Has remote work completely changed the job market definition?
It has added a critical new layer but hasn't rewritten the fundamentals. Supply and demand still rule. The change is geographic. For remote-eligible roles, the labor supply pool exploded from local to national/global, increasing competition for candidates in lower-cost areas but also giving them access to higher-paying companies. Demand for "remote work" as a skill is nonsense, but demand for proven ability to communicate and collaborate asynchronously (using tools like Slack, Asana) is a very real, new market requirement. Your market analysis must now include a "remote eligibility" filter and an understanding of the company's compensation philosophy for distributed teams.
What's the single most important job market factor for a new graduate?

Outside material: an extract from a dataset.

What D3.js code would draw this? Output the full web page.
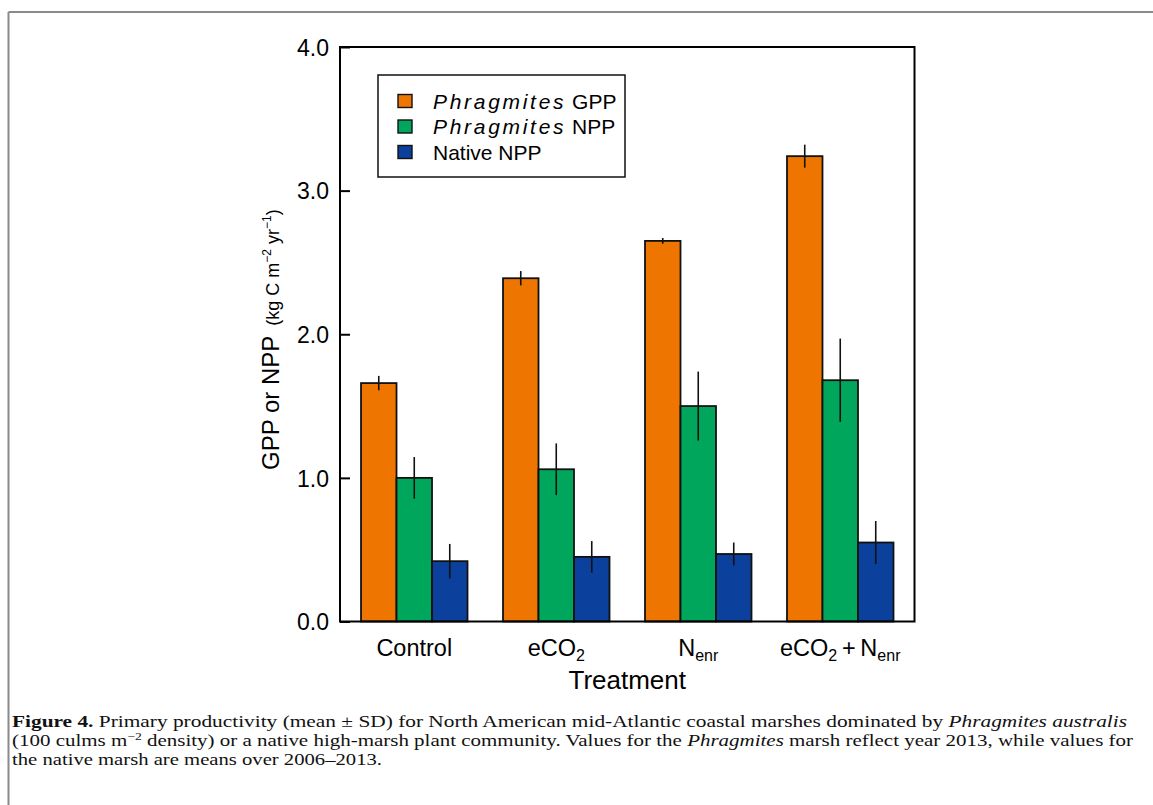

Demand for foundational skills over specific experience. New grads often get paralyzed because every job asks for "3-5 years experience." Look past that. Analyze which entry-level roles are most frequently posted. Look for patterns in the soft skills and foundational technical skills (like data literacy, basic coding, clear writing) that are asked for across industries. Your first job is less about the title and more about building those in-demand, transferable muscles in a real-world environment. Target industries with high growth projections where they are forced to hire and train new talent because the experienced supply is too small.